Over the past ten years, the picture has changed utterly. What has changed it is YouTube, founded in April 2005, and what it has changed relates to scale, content, description, discovery and expectations of access.

Firstly scale. There are just under one million films and television programmes held by the BFI National Archive, the UK’s national moving image collection, collected over eight decades.. By wild contrast, I estimate that there have been 2.7 billion videos uploaded to YouTube since 2005. 400 hours of video are added to the site every minute. There are some film collections out there who haven’t managed to collect more than 400 hours of content in years. In one year in the UK, there are approximately 700 films given a cinema release, 6,000 physical videos published, and about 600,000 television programmes broadcast (excluding repeats). It is not known what proportion of YouTube’s possible 2.7 billion is British in origin, but the number is certain to dwarf that produced by traditional means. Does this render the traditional film archive meaningless, or reductively niche?

Kanefinger

Citizen Kane vs Charlie Bit My Finger

So, secondly, content. Vast amounts of this online content is what might be termed trivia: ephemeral videos of skateboarding pets of the kind that would never have been acquired by a film archive, nor even conceived of as a type of film production before the YouTube era. But is it trivia? How are we to judge what a moving image should be? Is the understanding of it as an art medium, of the kind best revered in a cinematheque, now something absurdly narrow? What, intrinsically, is the difference between, say Citizen Kane and Charlie Bit My Finger? Perhaps we should only look at the numbers – unless it is the numbers that are scaring us, and we prefer to cling to old certainties.

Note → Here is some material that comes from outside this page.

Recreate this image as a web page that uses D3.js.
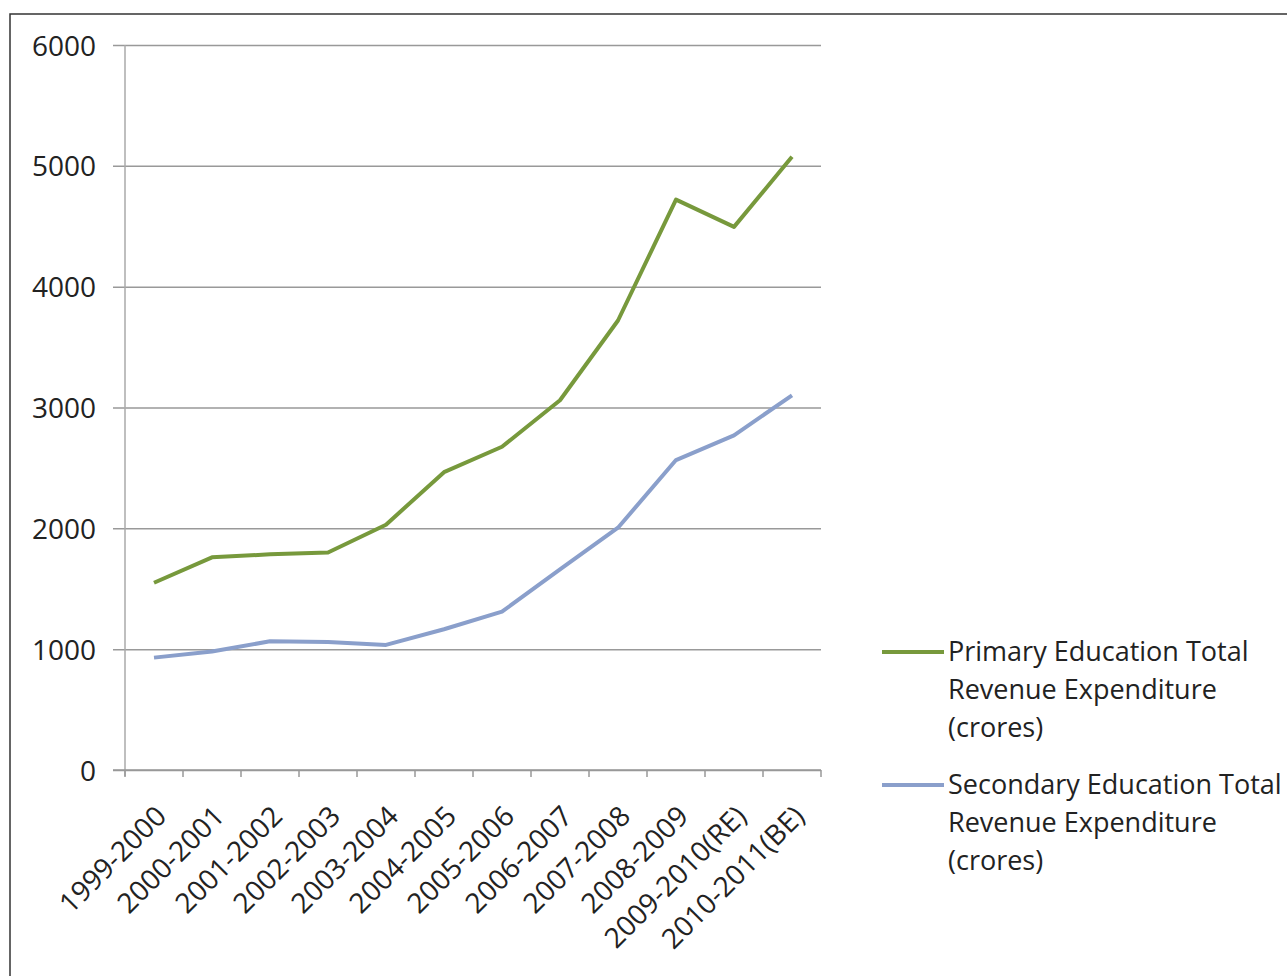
<!DOCTYPE html>
<html>
<head>
<meta charset="utf-8">
<script src="https://cdn.jsdelivr.net/npm/d3@7"></script>
<style>
  body { margin: 0; background: #fff; }
  text { font-family: "Open Sans", sans-serif; fill: #222; }
</style>
</head>
<body>
<svg id="chart" width="1287" height="976"></svg>
<script>
var years = ["1999-2000", "2000-2001", "2001-2002", "2002-2003", "2003-2004", "2004-2005",
    "2005-2006", "2006-2007", "2007-2008", "2008-2009", "2009-2010(RE)", "2010-2011(BE)"];
var primary = [1550, 1760, 1785, 1800, 2030, 2465, 2675, 3060, 3720, 4720, 4495, 5075];
var secondary = [930, 980, 1065, 1060, 1035, 1165, 1310, 1660, 2005, 2565, 2770, 3100];
var yTicks = [0, 1000, 2000, 3000, 4000, 5000, 6000];
var seriesNames = [
    ["Primary Education Total", "Revenue Expenditure", "(crores)"],
    ["Secondary Education Total", "Revenue Expenditure", "(crores)"]
];
var colors = ["#77993c", "#8a9fcb"];

var svg = d3.select("#chart");

// outer frame (only left and top edges fall inside the picture)
svg.append("rect")
    .attr("x", 10).attr("y", 14)
    .attr("width", 1300).attr("height", 1000)
    .attr("fill", "none").attr("stroke", "#333").attr("stroke-width", 1.5);

var plotL = 125, plotR = 821, plotT = 45, plotB = 770;

var x = d3.scaleBand().domain(years).range([plotL, plotR]);
var y = d3.scaleLinear().domain([0, 6000]).range([plotB, plotT]);

// gridlines + y labels
var yAxis = d3.axisLeft(y)
    .tickValues(yTicks)
    .tickFormat(d3.format("d"))
    .tickSize(-(plotR - plotL));
var gy = svg.append("g").attr("transform", `translate(${plotL},0)`).call(yAxis);
gy.select(".domain").remove();
gy.selectAll(".tick line")
    .attr("x1", -12)
    .attr("stroke", "#999").attr("stroke-width", 1.5);
gy.selectAll(".tick text")
    .attr("x", -29)
    .attr("dy", "0.36em")
    .style("font-size", "28px")
    .style("font-family", "'Open Sans', sans-serif")
    .attr("fill", "#222");

// y axis line
svg.append("line")
    .attr("x1", plotL).attr("x2", plotL)
    .attr("y1", plotT).attr("y2", plotB + 6)
    .attr("stroke", "#aaa").attr("stroke-width", 1.5);

// x axis with ticks between categories
var gx = svg.append("g").attr("transform", `translate(0,${plotB})`);
gx.append("line")
    .attr("x1", plotL - 12).attr("x2", plotR)
    .attr("stroke", "#999").attr("stroke-width", 1.5);
gx.selectAll(".xt")
    .data(years.concat(["end"]))
    .enter().append("line")
    .attr("class", "xt")
    .attr("x1", (d, i) => plotL + i * x.bandwidth())
    .attr("x2", (d, i) => plotL + i * x.bandwidth())
    .attr("y1", 0).attr("y2", 7)
    .attr("stroke", "#999").attr("stroke-width", 1.5);

gx.selectAll(".xl")
    .data(years)
    .enter().append("text")
    .attr("class", "xl")
    .attr("text-anchor", "end")
    .attr("transform", d => `translate(${x(d) + x.bandwidth() / 2 + 14},${48}) rotate(-45)`)
    .style("font-size", "28px")
    .text(d => d);

// series lines
var line = d3.line()
    .x((d, i) => x(years[i]) + x.bandwidth() / 2)
    .y(d => y(d));

[primary, secondary].forEach(function (s, k) {
    svg.append("path")
        .datum(s)
        .attr("d", line)
        .attr("fill", "none")
        .attr("stroke", colors[k])
        .attr("stroke-width", 4)
        .attr("stroke-linejoin", "round");
});

// legend
var legendY = [652, 785];
seriesNames.forEach(function (lines, k) {
    var g = svg.append("g");
    g.append("line")
        .attr("x1", 882).attr("x2", 944)
        .attr("y1", legendY[k]).attr("y2", legendY[k])
        .attr("stroke", colors[k]).attr("stroke-width", 4);
    g.selectAll("text")
        .data(lines)
        .enter().append("text")
        .attr("x", 948)
        .attr("y", (d, i) => legendY[k] + 9 + i * 38)
        .style("font-size", "27px")
        .text(d => d);
});
</script>
</body>
</html>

When it comes to description, things become problematic. The metadata for videos on YouTube and other video platforms is generally very poor. What metadata there is relates chiefly to when and in what form the video was uploaded to the site, with additional, often entirely random classification terms added by the uploader. The traditional archive puts far greater value on the specificity of the objects in its care.

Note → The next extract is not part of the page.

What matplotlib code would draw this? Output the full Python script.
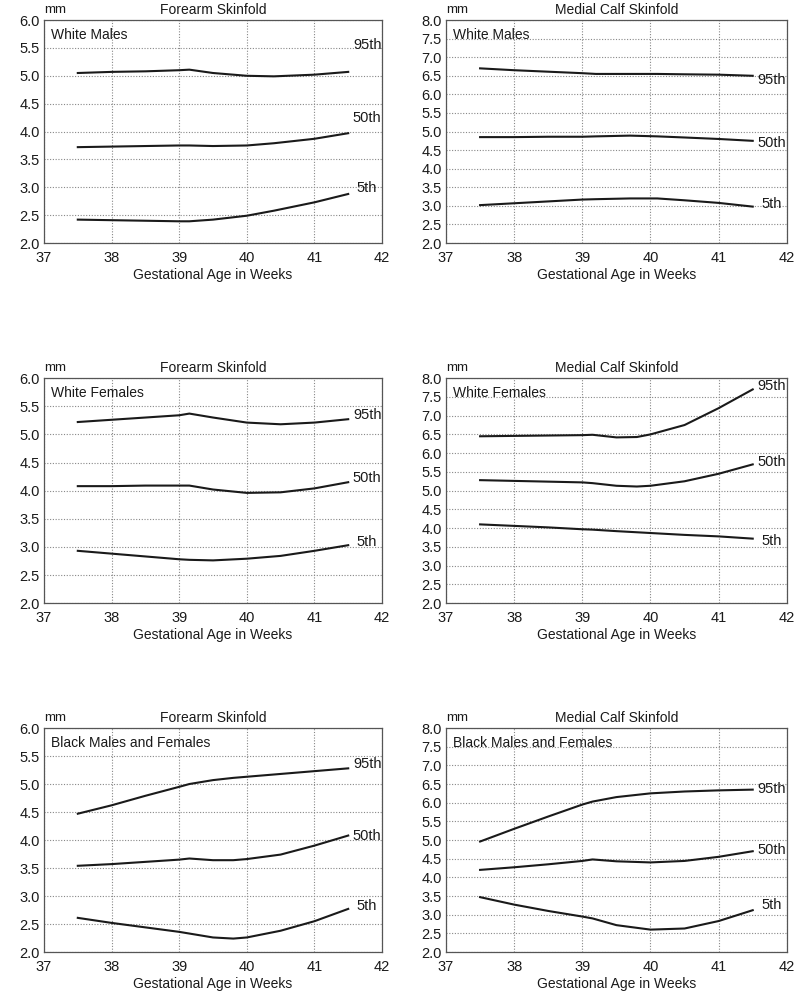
import matplotlib
matplotlib.use("Agg")
import matplotlib.pyplot as plt

plt.rcParams['font.family'] = ['Liberation Sans', 'DejaVu Sans']

# ---- data ----
wm_fa_x   = [37.5, 38.0, 38.5, 39.0, 39.15, 39.5, 40.0, 40.4, 41.0, 41.5]
wm_fa_p95 = [5.05, 5.07, 5.08, 5.10, 5.11, 5.05, 5.00, 4.99, 5.02, 5.07]
wm_fa_p50 = [3.72, 3.73, 3.74, 3.75, 3.75, 3.74, 3.75, 3.79, 3.87, 3.97]
wm_fa_p5  = [2.42, 2.41, 2.40, 2.39, 2.39, 2.42, 2.49, 2.58, 2.73, 2.88]

wm_mc_x   = [37.5, 38.0, 38.5, 39.0, 39.2, 39.7, 40.1, 40.5, 41.0, 41.5]
wm_mc_p95 = [6.70, 6.65, 6.61, 6.57, 6.55, 6.55, 6.55, 6.54, 6.53, 6.50]
wm_mc_p50 = [4.85, 4.85, 4.86, 4.86, 4.87, 4.89, 4.87, 4.84, 4.80, 4.75]
wm_mc_p5  = [3.02, 3.07, 3.12, 3.17, 3.18, 3.20, 3.20, 3.15, 3.08, 2.98]

wf_fa_x   = [37.5, 38.0, 38.5, 39.0, 39.15, 39.5, 40.0, 40.5, 41.0, 41.5]
wf_fa_p95 = [5.22, 5.26, 5.30, 5.34, 5.37, 5.30, 5.21, 5.18, 5.21, 5.27]
wf_fa_p50 = [4.08, 4.08, 4.09, 4.09, 4.09, 4.02, 3.96, 3.97, 4.04, 4.15]
wf_fa_p5  = [2.93, 2.88, 2.83, 2.78, 2.77, 2.76, 2.79, 2.84, 2.93, 3.03]

wf_mc_x   = [37.5, 38.0, 38.5, 39.0, 39.15, 39.5, 39.8, 40.0, 40.5, 41.0, 41.5]
wf_mc_p95 = [6.45, 6.46, 6.47, 6.48, 6.49, 6.42, 6.43, 6.50, 6.75, 7.20, 7.70]
wf_mc_p50 = [5.28, 5.26, 5.24, 5.22, 5.20, 5.13, 5.11, 5.13, 5.25, 5.45, 5.70]
wf_mc_p5  = [4.10, 4.06, 4.02, 3.97, 3.96, 3.92, 3.89, 3.87, 3.82, 3.78, 3.72]

bmf_fa_x   = [37.5, 38.0, 38.5, 39.0, 39.15, 39.5, 39.8, 40.0, 40.5, 41.0, 41.5]
bmf_fa_p95 = [4.47, 4.62, 4.79, 4.95, 5.00, 5.07, 5.11, 5.13, 5.18, 5.23, 5.28]
bmf_fa_p50 = [3.54, 3.57, 3.61, 3.65, 3.67, 3.64, 3.64, 3.66, 3.74, 3.90, 4.08]
bmf_fa_p5  = [2.61, 2.52, 2.44, 2.36, 2.33, 2.26, 2.24, 2.26, 2.38, 2.55, 2.77]

bmf_mc_x   = [37.5, 38.0, 38.5, 39.0, 39.15, 39.5, 40.0, 40.5, 41.0, 41.5]
bmf_mc_p95 = [4.96, 5.30, 5.63, 5.95, 6.03, 6.15, 6.25, 6.30, 6.33, 6.35]
bmf_mc_p50 = [4.20, 4.27, 4.35, 4.44, 4.48, 4.43, 4.40, 4.44, 4.55, 4.70]
bmf_mc_p5  = [3.47, 3.27, 3.10, 2.95, 2.90, 2.72, 2.60, 2.63, 2.83, 3.12]

percentile_labels = ["95th", "50th", "5th"]
titles = ["Forearm Skinfold", "Medial Calf Skinfold"]
groups = ["White Males", "White Females", "Black Males and Females"]

panels = [
    (wm_fa_x, [wm_fa_p95, wm_fa_p50, wm_fa_p5]),
    (wm_mc_x, [wm_mc_p95, wm_mc_p50, wm_mc_p5]),
    (wf_fa_x, [wf_fa_p95, wf_fa_p50, wf_fa_p5]),
    (wf_mc_x, [wf_mc_p95, wf_mc_p50, wf_mc_p5]),
    (bmf_fa_x, [bmf_fa_p95, bmf_fa_p50, bmf_fa_p5]),
    (bmf_mc_x, [bmf_mc_p95, bmf_mc_p50, bmf_mc_p5]),
]

# ---- layout ----
label_y = [
    [5.56, 4.24, 2.99],
    [6.39, 4.70, 3.05],
    [5.34, 4.23, 3.09],
    [7.78, 5.77, 3.65],
    [5.36, 4.07, 2.83],
    [6.37, 4.73, 3.25],
]
axes_rects = [
    [0.055, 0.755, 0.4225, 0.2248],
    [0.5575, 0.755, 0.426, 0.2248],
    [0.055, 0.392, 0.4225, 0.2268],
    [0.5575, 0.392, 0.426, 0.2268],
    [0.055, 0.0403, 0.4225, 0.2258],
    [0.5575, 0.0403, 0.426, 0.2258],
]
group_y_frac = 0.935

fig = plt.figure(figsize=(8, 9.92), dpi=100)
ink = "#1a1a1a"

for i, (x, series) in enumerate(panels):
    ax = fig.add_axes(axes_rects[i])
    col = i % 2
    row = i // 2
    if col == 0:
        ymax = 6.0
        yticks = [2.0 + 0.5 * k for k in range(9)]
    else:
        ymax = 8.0
        yticks = [2.0 + 0.5 * k for k in range(13)]
    ax.set_xlim(37, 42)
    ax.set_ylim(2.0, ymax)
    ax.set_xticks([37, 38, 39, 40, 41, 42])
    ax.set_yticks(yticks)
    ax.set_yticklabels([f"{v:.1f}" for v in yticks])
    ax.tick_params(axis="x", length=0, labelsize=10.5, colors=ink, pad=6)
    ax.tick_params(axis="y", length=0, labelsize=10.5, colors=ink, pad=3)
    ax.grid(True, linestyle=(0, (1, 1.5)), color="#888888", linewidth=0.8)
    for s in ax.spines.values():
        s.set_color("#555555")
        s.set_linewidth(0.9)
    for ys, lab, ly in zip(series, percentile_labels, label_y[i]):
        ax.plot(x, ys, color=ink, linewidth=1.5)
        ax.text(41.78, ly, lab, ha="center", va="center", fontsize=10.5, color=ink)
    ax.text(0.02, group_y_frac, groups[row], transform=ax.transAxes,
            ha="left", va="center", fontsize=10, color=ink)
    ax.text(0.5, 1.045, titles[col], transform=ax.transAxes, ha="center",
            va="center", fontsize=10, color=ink)
    ax.text(0.0, 1.045, "mm", transform=ax.transAxes, ha="left",
            va="center", fontsize=9.5, color=ink)
    ax.set_xlabel("Gestational Age in Weeks", fontsize=10, color=ink, labelpad=2)

fig.savefig("out.png", dpi=100)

Discovery and expectations of access are where the deep change lies. YouTube gives you everything, or at least it appears to do so. Access to moving images traditionally has been exclusive, even challenging. The films have been hard to track down, expensive to access, difficult to share. Now anything you can think of is there instantly, arranged in channels or discoverable individually. If a video is not there, it is effectively invisible, not worthy of consideration. A false sense of permanence has been inculcated - that every video is there, and that every video will always be there, with the concomitant reaction by many scholars that if a video is not on YouTube then it is not worth bothering, or necessary, to seek it elsewhere.

But not only is YouTube not infinite, but it is also shedding content on a massive scale. An unknown number of videos is taken down from the site every day, because of copyright infringement, or changing priorities of some publishers, or the embarrassment of those who have decided to hide away some of their youthful indiscretions.

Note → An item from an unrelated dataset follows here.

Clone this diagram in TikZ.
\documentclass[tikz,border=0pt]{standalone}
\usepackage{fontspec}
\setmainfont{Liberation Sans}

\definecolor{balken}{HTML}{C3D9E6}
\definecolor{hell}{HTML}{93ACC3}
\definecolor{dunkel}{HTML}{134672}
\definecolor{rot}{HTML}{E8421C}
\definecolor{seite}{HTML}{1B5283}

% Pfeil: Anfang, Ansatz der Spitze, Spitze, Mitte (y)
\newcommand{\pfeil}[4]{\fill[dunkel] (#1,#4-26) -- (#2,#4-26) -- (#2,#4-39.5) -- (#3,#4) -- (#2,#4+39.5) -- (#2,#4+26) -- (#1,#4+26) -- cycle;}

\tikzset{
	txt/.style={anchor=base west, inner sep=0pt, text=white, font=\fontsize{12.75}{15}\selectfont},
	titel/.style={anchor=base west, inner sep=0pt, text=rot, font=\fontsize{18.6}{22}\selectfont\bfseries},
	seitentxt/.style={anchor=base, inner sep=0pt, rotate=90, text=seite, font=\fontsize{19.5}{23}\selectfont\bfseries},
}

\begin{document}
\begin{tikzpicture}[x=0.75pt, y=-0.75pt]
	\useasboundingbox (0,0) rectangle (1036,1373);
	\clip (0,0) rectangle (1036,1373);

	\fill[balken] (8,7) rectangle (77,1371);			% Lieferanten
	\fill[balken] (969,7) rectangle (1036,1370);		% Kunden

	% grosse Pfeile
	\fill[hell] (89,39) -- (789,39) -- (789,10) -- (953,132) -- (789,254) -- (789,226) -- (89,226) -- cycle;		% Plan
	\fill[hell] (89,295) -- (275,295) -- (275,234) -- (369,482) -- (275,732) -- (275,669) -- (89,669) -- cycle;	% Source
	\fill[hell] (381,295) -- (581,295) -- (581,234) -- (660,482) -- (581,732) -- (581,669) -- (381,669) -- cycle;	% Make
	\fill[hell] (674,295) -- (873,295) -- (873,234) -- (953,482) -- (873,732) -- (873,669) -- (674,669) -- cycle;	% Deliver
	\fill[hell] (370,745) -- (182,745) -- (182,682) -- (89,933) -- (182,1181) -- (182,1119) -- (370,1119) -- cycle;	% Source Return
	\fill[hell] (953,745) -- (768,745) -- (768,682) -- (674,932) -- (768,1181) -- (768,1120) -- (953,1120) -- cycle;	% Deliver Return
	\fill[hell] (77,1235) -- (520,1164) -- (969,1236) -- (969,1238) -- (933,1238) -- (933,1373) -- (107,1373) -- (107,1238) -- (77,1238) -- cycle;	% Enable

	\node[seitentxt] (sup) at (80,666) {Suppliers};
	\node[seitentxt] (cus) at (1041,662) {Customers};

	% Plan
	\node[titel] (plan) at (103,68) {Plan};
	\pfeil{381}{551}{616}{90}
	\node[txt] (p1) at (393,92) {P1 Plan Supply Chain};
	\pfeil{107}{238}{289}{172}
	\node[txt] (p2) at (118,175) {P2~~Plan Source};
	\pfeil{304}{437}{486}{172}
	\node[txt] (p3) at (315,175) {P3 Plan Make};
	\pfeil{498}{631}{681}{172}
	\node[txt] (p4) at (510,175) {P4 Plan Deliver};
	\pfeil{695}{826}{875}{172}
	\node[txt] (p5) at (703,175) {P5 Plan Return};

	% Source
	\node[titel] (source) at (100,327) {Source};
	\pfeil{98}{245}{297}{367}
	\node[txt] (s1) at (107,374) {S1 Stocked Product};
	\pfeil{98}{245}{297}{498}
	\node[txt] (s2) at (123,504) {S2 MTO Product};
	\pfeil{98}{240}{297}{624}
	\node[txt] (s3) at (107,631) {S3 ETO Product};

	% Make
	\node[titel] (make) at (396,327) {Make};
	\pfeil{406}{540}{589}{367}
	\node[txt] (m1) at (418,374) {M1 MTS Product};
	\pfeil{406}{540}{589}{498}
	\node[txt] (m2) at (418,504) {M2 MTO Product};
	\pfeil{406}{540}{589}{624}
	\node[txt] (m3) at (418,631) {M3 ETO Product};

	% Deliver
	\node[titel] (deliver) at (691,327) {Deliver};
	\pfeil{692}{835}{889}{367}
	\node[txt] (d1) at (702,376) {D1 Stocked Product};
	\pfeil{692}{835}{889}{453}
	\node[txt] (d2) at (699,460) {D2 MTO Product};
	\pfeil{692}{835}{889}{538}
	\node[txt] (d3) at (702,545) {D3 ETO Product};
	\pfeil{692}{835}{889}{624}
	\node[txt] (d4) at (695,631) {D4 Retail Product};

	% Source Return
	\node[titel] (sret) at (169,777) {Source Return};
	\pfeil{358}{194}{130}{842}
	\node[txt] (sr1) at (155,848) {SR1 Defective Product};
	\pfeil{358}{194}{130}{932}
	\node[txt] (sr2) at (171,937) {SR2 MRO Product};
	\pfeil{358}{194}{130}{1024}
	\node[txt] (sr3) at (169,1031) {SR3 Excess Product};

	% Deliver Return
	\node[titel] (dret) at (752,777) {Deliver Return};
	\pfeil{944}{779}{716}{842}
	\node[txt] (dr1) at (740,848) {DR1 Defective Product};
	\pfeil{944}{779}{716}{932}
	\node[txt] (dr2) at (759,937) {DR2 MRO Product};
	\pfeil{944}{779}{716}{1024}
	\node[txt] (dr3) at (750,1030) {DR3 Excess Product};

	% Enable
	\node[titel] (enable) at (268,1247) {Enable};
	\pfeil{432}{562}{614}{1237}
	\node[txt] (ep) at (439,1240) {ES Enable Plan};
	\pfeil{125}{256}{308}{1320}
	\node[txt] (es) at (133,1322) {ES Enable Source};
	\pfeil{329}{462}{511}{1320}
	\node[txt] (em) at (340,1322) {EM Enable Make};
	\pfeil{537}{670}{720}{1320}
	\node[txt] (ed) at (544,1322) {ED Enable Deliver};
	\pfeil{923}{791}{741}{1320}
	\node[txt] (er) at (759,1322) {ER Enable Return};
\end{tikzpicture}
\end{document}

 No figure has ever been supplied by YouTube on just how much disappears from the site, but I can give a personal example. I manage a website, called BardBox, which curates original Shakespeare videos to be found on YouTube, Vimeo and other platforms. They are videos of all kinds: original creations, mashups, fan videos, animations, actualities - representative of the broad mix of YouTube genres.  Recently I had a spring-clean of the site to check out how many of the videos were still active, and a quarter was no longer there. Has 25% of YouTube disappeared?

Is YouTube an archive? It is and it isn't. It is a repository for cultural content, which it maintains even if the videos are subsequently withdrawn, and although the files it holds are of a lower resolution than the original videos. It provides access. The scale of what is maintains is unprecedented, utterly dwarfing all that preceded it. It seems to be there for the long term. What it fails to provide is certainty. If it is an archive, it is a new kind of archive, one with built-in impermanence, a vast repository for uncertain times.

Legaldeposit

Legal Deposit UK Web Archive

Now let us turn to web archives, which is where the British Library’s interest comes in. In 2013 non-print Legal Deposit legislation was passed which enabled the British Library, working with the other legal deposit libraries in the UK and Ireland, to begin archiving the UK web. There are around 4 million websites in the UK, and most of these we take an archival snapshot of once a year. The result is some 2.5 billion web pages in the Legal Deposit Web Archive. The British Library promotes itself as having some 150 million objects in its collection, but that refers to physical objects and is of increasing irrelevance in a digital age. Numerically speaking, it might be more sensible to describe the British Library as a large digital archive, with a few books on the side.

The 2013 Legal Deposit act excluded video and sound, for a variety of reasons. In practice this means that we do not archive websites which are predominantly video and audio-based, such as YouTube, or iPlayer. But if an audio or video file is incidental to the purpose of a website or webpage, then it can be collected. The result of this can be seen in the figures for the moving image collection that I manage. The conventional collection – which is a mixture of news and sound-based videos – numbers around 100,000 titles. If I add videos gathered incidentally through web archiving, the number rises to half a million. A further 40,000 videos is added every month, so that by this time this year we will have a collection of a million videos.

The situation is similar for sound. The Library holds the national sound archive, a collection of some 6.5 million recordings. In probably no more than four years time, there will be more sounds in the web archive than there are in the traditional sound archive.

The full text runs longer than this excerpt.